Part 2: Confidence Scoring
Calculate a confidence score across four dimensions (100 points total):
Requirements Completeness (25 points)
| Factor | Points | Condition |
|---|---|---|
| All personas consulted | 10 | Core team members loaded and their questions asked |
| User confirmed requirements | 10 | gathered_requirements.user_confirmations is non-empty |
| Edge cases identified | 5 | gathered_requirements.edge_cases has 2+ items |
Step Quality (25 points)
| Factor | Points | Condition |
|---|---|---|
| All steps atomic | 10 | Each step has single primary_tool and clear purpose |
| All steps have validation | 10 | Every step has success_criteria with validation_command |
| Dependencies clear | 5 | depends_on defined and no circular dependencies |
Context Coverage (25 points)
| Factor | Points | Condition |
|---|---|---|
| Memory rules embedded | 10 | embedded_context.memory_rules has content |
| Patterns discovered | 10 | embedded_context.discovered_patterns has 3+ patterns |
| Constraints documented | 5 | embedded_context.constraints is non-empty |
Risk Assessment (25 points)
| Factor | Points | Condition |
|---|---|---|
| Failure modes identified | 10 | challenge_results.failure_modes.notes has items |
| Retry behavior defined | 10 | Every step has retry_behavior with hints |
| Rollback possible | 5 | Plan has rollback strategy or git snapshot |
Combined Output Format
╔══════════════════════════════════════════════════════════════╗ ║ PLAN VALIDATION RESULTS ║ ╠══════════════════════════════════════════════════════════════╣ ║ ║ ║ CHALLENGE RESULTS ║ ║ ───────────────── ║ ║ REQUIREMENTS: [PASS | GAPS FOUND] ║ ║ EDGE CASES: [PASS | RISKS FOUND] ║ ║ SIMPLICITY: [PASS | OVERCOMPLICATED] ║ ║ INTEGRATION: [PASS | CONFLICTS FOUND] ║ ║ FAILURE MODES:[PASS | UNHANDLED FAILURES] ║ ║ ║ ║ CONFIDENCE SCORE: 87% ║ ║ ──────────────────── ║ ║ Requirements: [████████░░] 80% ║ ║ Step Quality: [██████████] 100% ║ ║ Context: [████████░░] 80% ║ ║ Risk: [██████░░░░] 60% ║ ║ ║ ║ VERDICT: [APPROVED | REVISE PLAN] ║ ║ Recommendation: [action if needed] ║ ║ ║ ╚══════════════════════════════════════════════════════════════╝
Thresholds and Recommendations
| Score | Level | Recommendation |
|---|---|---|
| 90-100% | HIGH | Proceed with confidence |
| 70-89% | MEDIUM | Proceed with caution, consider addressing warnings |
| 50-69% | LOW | Review warnings first, improve plan before building |
| <50% | CRITICAL | Do not build - improve plan significantly |
When to Skip Full Validation
Skip for:
- •Single-file changes under 50 lines
- •Documentation-only changes
- •Formatting/style changes
- •Direct user instruction with explicit approach
Still do a quick REQUIREMENTS check even for simple tasks.
Revision Loop
If verdict is REVISE PLAN:
- •Apply required changes to plan
- •Re-run ONLY the failed challenges
- •Repeat until APPROVED
Maximum 2 revision loops.
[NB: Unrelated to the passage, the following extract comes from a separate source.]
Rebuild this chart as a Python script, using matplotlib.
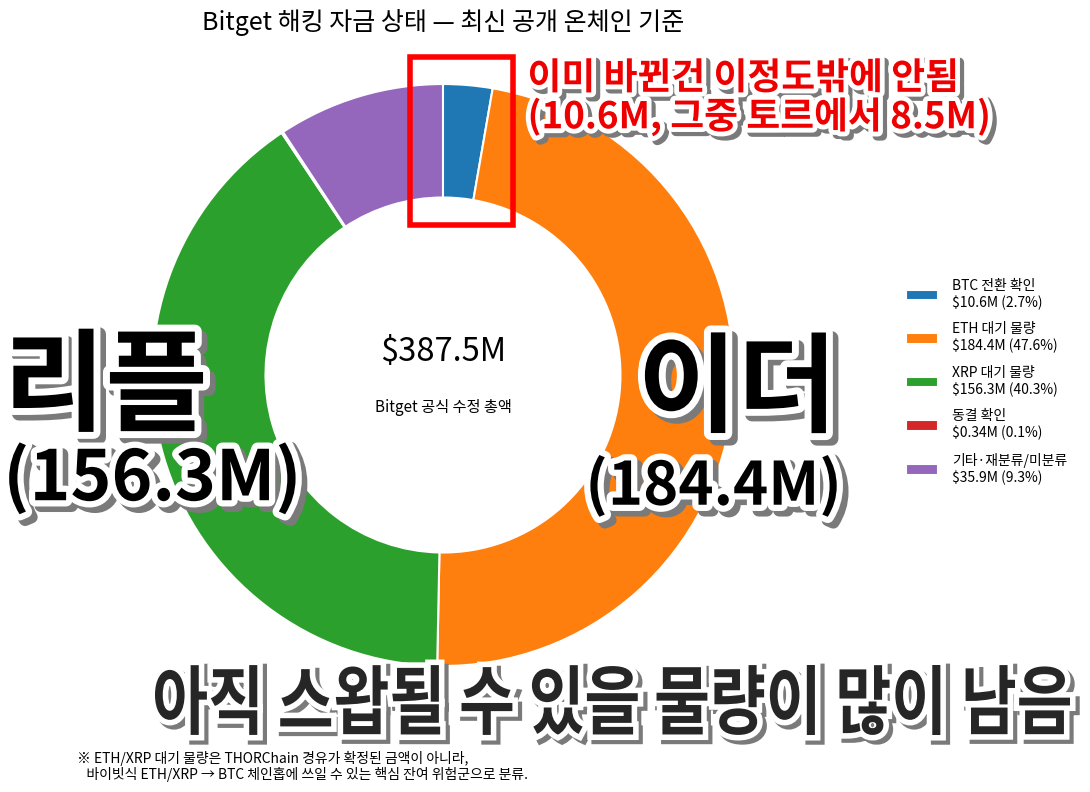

If still failing, surface to user for decision.
Improving Low Scores
Requirements < 70%
- •Load more team members and ask their questions
- •Get explicit user confirmation on requirements
- •Identify more edge cases
Step Quality < 70%
- •Break large steps into smaller atomic actions
- •Add validation commands to all steps
- •Define clear dependencies
Context < 70%
- •Load and embed more Memory rules
- •Analyze codebase for patterns
- •Document environment constraints
Risk < 70%
- •Run the challenge phase more thoroughly
- •Add fix hints to retry behavior
- •Define rollback strategy
Integration with Planner
The Planner should:
- •Run challenges after plan construction
- •Calculate confidence score
- •Display combined results to user
- •If score < 70% or challenges fail, ask user to confirm before proceeding
- •Store results in plan:
plan.validation
{
"validation": {
"challenge_results": {
"requirements": "pass",
"edge_cases": "pass",
"simplicity": "pass",
"integration": "pass",
"failure_modes": "risks_found"
},
"confidence_score": {
"total": 87,
"breakdown": {
"requirements": 20,
"step_quality": 25,
"context": 20,
"risk": 22
}
},
"warnings": [
"Only 1 edge case identified",
"No constraints documented"
],
"verdict": "APPROVED",
"recommendation": "PROCEED_WITH_CAUTION"
}
}
"Your goal is NOT to block progress. Your goal is to catch the issues that would waste hours of debugging later."